Another directive you may need is “.NOFRAME”, place it just at the beginning of the asm block to tell the Delphi compiler the asm code already handles the stack frame. When SIMD registers are saved there, you may need to replace the “movaps” with “movups” as the Delphi stack is not highly aligned (note that alignment is usuallyirrelevant on modern CPUs).
Converting the assembly with ChatGTP is too risky IME. It often messes up a register reference or two. So don’t bother, especially since the few search & replace are enough.
This allows to get the best of all top C compilers low-level optimization in Delphi code, when they are on top, because none of them always come on top, and the difference on particular routines can range from 20% to 400%!

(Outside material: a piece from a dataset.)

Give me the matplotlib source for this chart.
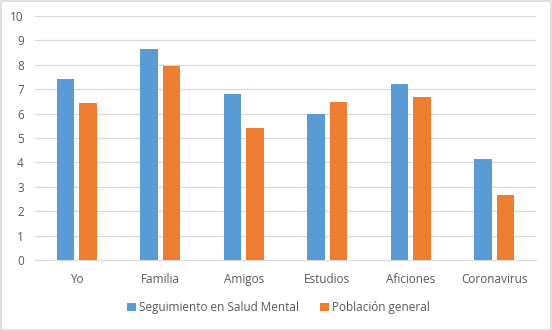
import matplotlib.pyplot as plt
import numpy as np

# Data
categories = ['Yo', 'Familia', 'Amigos', 'Estudios', 'Aficiones', 'Coronavirus']
salud_mental = [7.4, 8.63, 6.8, 6.0, 7.22, 4.15]
poblacion = [6.42, 7.97, 5.4, 6.47, 6.66, 2.65]
series_names = ['Seguimiento en Salud Mental', 'Población general']

blue = '#5B9BD5'
orange = '#ED7D31'
text_gray = '#595959'
grid_gray = '#D9D9D9'

plt.rcParams['font.family'] = ['Open Sans', 'DejaVu Sans']

fig = plt.figure(figsize=(5.52, 3.31), dpi=100)
ax = fig.add_axes([0.0634, 0.2145, 0.9076, 0.7372])

x = np.arange(len(categories))
w = 0.212
off = 0.136
ax.bar(x - off, salud_mental, width=w, color=blue, label=series_names[0], zorder=3)
ax.bar(x + off, poblacion, width=w, color=orange, label=series_names[1], zorder=3)

ax.set_xlim(-0.5, len(categories) - 0.5)
ax.set_ylim(0, 10)
ax.set_yticks(range(0, 11))
ax.set_xticks(x)
ax.set_xticklabels(categories)
ax.tick_params(axis='both', length=0, colors=text_gray, labelsize=8.5)
ax.tick_params(axis='x', pad=9)
ax.tick_params(axis='y', pad=8)
ax.grid(axis='y', color=grid_gray, linewidth=0.9, zorder=0)
for side in ['top', 'right', 'left']:
    ax.spines[side].set_visible(False)
ax.spines['bottom'].set_color(grid_gray)

leg = fig.legend(loc='center', bbox_to_anchor=(0.505, 0.07), ncol=2, frameon=False,
                 fontsize=8.5, handlelength=0.7, handleheight=0.7, handletextpad=0.3,
                 columnspacing=1.8)
for t in leg.get_texts():
    t.set_color(text_gray)

# light border around the chart
fig.patches.append(plt.Rectangle((0.001, 0.003), 0.997, 0.994, transform=fig.transFigure,
                                 fill=False, edgecolor=grid_gray, linewidth=1.2))

fig.savefig('out.png', dpi=100)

You can then have code that is faster than Delphi, faster than clang, faster than icx and faster than gcc. 😁
As a bonus, the asm section in Delphi are properly documented in map files and TD32, meaning the exact hotpots will be qualified when running SamplingProfiler, so you go for another round 😉
Great write up!
Since clang and gcc are open source, did you consider informing them of the observed bottlenecks/disadvantages they have?
Documenting this with a few examples may allow them to add optimizer passes for these cases.
I alas do not really have the time for properly reporting, as this would involve not just reporting a small function, but also a benchmark and a dataset, along with an alternative implementation in asm to show the differences (because just providing Delphi code wouldn’t help them).